The book of Psalms is a collection of prayers and songs. David wrote many of them. He consistently starts by crying to God about the trouble he’s in:

  • Being chased by someone who wants to kill you? That’s pretty serious. In the midst of that ordeal, David complained to God.
  • Sleeping with a woman and then arranging for her husband to be killed? Not a light matter. Afterwards, David confessed his actions to God and asked to be made clean.
  • Hearing person after person say untrue things about you? It’s hard for anyone to keep quiet about that. David brought that to God.
  • Watching the nation you lead being conquered by other nations? That would challenge anyone’s feeling of self-worth. David gave God all the details.
  • Spending the night crying till there are no more tears left? David was there. And he told God about it.

After David is done crying out to God, he recognizes who God is and then praises Him for the ways He is great. David doesn’t do that before complaining first. When a child is crying because she stubbed her toe, her dad doesn’t expect her to tell how awesome a father he is before he comforts her. It is OK to cry to God first. After you finish telling Him all about it, He wants you to stay long enough to recognize who He really is.

(Paul Merrill writes here every First Friday.)

Can I take that toilet paper?

“Can I take some of that toilet paper,” my friend said, “or do I need to go buy some?”

That was the request when I walked in our outer office. My friend needed several rolls of toilet paper for a children’s activity. Perfectly appropriate need. A black garbage bag with rolls of toilet paper, paper towel, and napkins was sitting by one of the desks. Perfectly appropriate resource.

But I didn’t know how to answer. The bag of toilet paper that she was looking at was for someone else. But there was no need for her to go buy some. I knew where there was a box with four times as much as she needed. For no cost to her.

All that processing of options took me a few seconds, during which I was silent. I think I appeared baffled. Finally, I said, “You need 8 rolls of toilet paper.”

“Yes.”

I knew how to answer that request.

“I’ll be right back.”

I went upstairs. I went to the closet. I filled a bag with toilet paper. I took it to my friend.

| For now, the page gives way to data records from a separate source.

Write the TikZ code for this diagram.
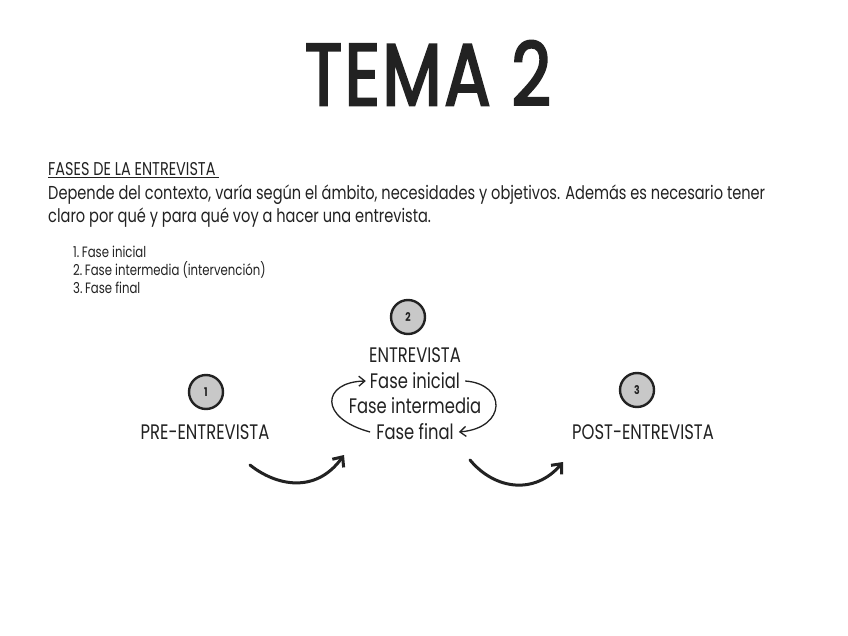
\documentclass[tikz,border=0pt]{standalone}
\usepackage{fontspec}
\setmainfont[FakeStretch=0.78]{Poppins}
\newfontfamily\titlefont[FakeStretch=0.78, FakeBold=2.5, LetterSpace=3]{Poppins}
\usepackage{xcolor}
\usetikzlibrary{arrows.meta}
\definecolor{inkgray}{HTML}{222222}
\definecolor{dotgray}{HTML}{C8C8C8}

\tikzset{
	stepdot/.style={circle, draw=inkgray, fill=dotgray, line width=2.4pt,
		minimum size=34pt, inner sep=0pt, font=\fontsize{12}{12}\selectfont\bfseries},
	phase/.style={font=\fontsize{21}{21}\selectfont, text=inkgray, inner sep=0pt},
	cycle/.style={line width=1.3pt, -{Straight Barb[length=6pt,width=10pt]}},
	bigarrow/.style={line width=3pt, line cap=round, -{Straight Barb[length=8pt,width=14pt,line width=3pt]}}
}

\begin{document}
\begin{tikzpicture}[x=1pt, y=-1pt, inkgray]
		\useasboundingbox[fill=white] (0,0) rectangle (848,636);
		
		% title
		\node[font=\fontsize{88}{88}\titlefont, inner sep=0pt] (title) at (428,73) {TEMA 2};
		
		% text block
		\begin{scope}[every node/.style={anchor=base west, inner sep=0pt}]
			\node[font=\fontsize{18.5}{18.5}\selectfont] (head) at (48,176) {\underline{FASES DE LA ENTREVISTA\ }};
			\node[font=\fontsize{18.7}{18.7}\selectfont] (par1) at (48,200) {Depende del contexto, varía según el ámbito, necesidades y objetivos. Además es necesario tener};
			\node[font=\fontsize{18.7}{18.7}\selectfont] (par2) at (48,223) {claro por qué y para qué voy a hacer una entrevista.};
			\foreach \n/\txt/\y in {1/Fase inicial/258, 2/Fase intermedia (intervención)/275, 3/Fase final/293} {
				\node[font=\fontsize{15}{15}\selectfont] (list\n) at (73,\y) {\n.\,\txt};
			}
		\end{scope}
		
		% phases
		\node[stepdot] (d1) at (206,392) {1};
		\node[stepdot] (d2) at (408,317) {2};
		\node[stepdot] (d3) at (637,390) {3};
		\node[phase] (pre) at (205,432) {PRE-ENTREVISTA};
		\node[phase] (entr) at (415,355) {ENTREVISTA};
		\node[phase] (ini) at (415,381) {Fase inicial};
		\node[phase] (inter) at (415,406) {Fase intermedia};
		\node[phase] (fin) at (415,432) {Fase final};
		\node[phase] (post) at (643,432) {POST-ENTREVISTA};
		
		% inner cycle
		\draw[cycle] ([xshift=-6pt]fin.west) .. controls (318,418) and (322,382) .. ([xshift=-4pt]ini.west);
		\draw[cycle] ([xshift=5pt]ini.east) .. controls (507,384) and (507,428) .. ([xshift=5pt]fin.east);
		
		% big arrows
		\coordinate (a1) at (250,465);
		\coordinate (b1) at (344,455);
		\coordinate (a2) at (470,460);
		\coordinate (b2) at (563,462);
		\draw[bigarrow] (a1) .. controls (275,485) and (315,495) .. (b1);
		\draw[bigarrow] (a2) .. controls (495,490) and (535,495) .. (b2);
		
	\end{tikzpicture}
\end{document}
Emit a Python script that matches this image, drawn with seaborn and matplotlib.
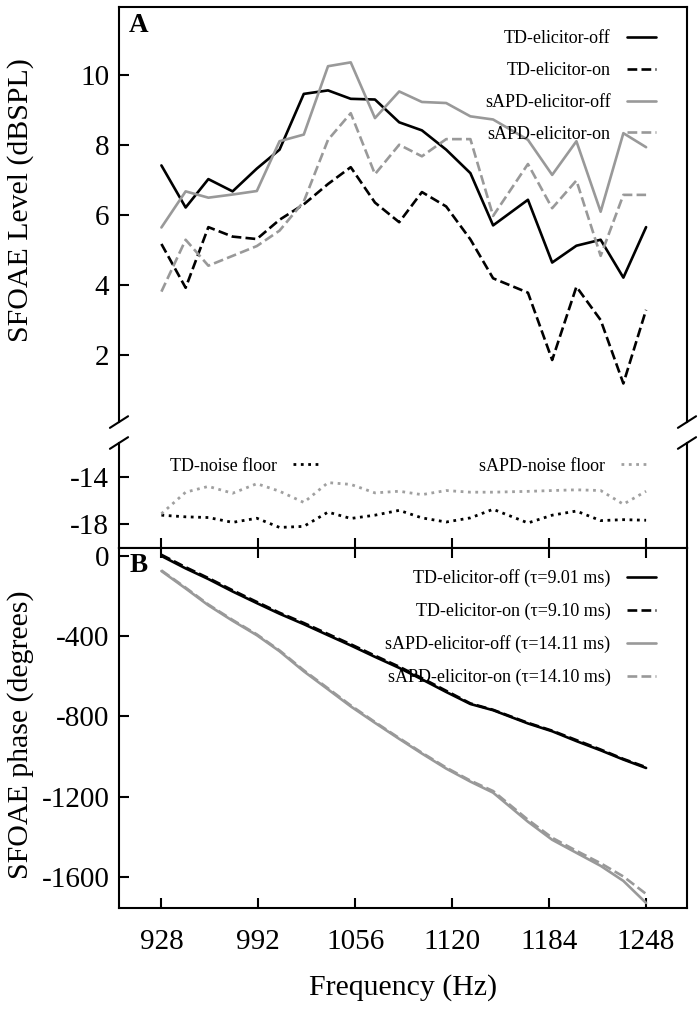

Taking it from the bag in the office would have been quicker, but that wasn’t really available. Buying more would have allowed her to act without inconveniencing anyone, but it would have inconvenienced her and it would have cost more than the paper we can get.

I needed to separate the need she had from the solutions she offered. Once the need was clear, the best solution could come.

I suppose this could be a lesson about teamwork and collaboration. But for me it’s a lesson about prayer. Too often I tell God the solution, and wonder why I don’t get my way. When I let him know the need and wait, solutions I never imagined appear.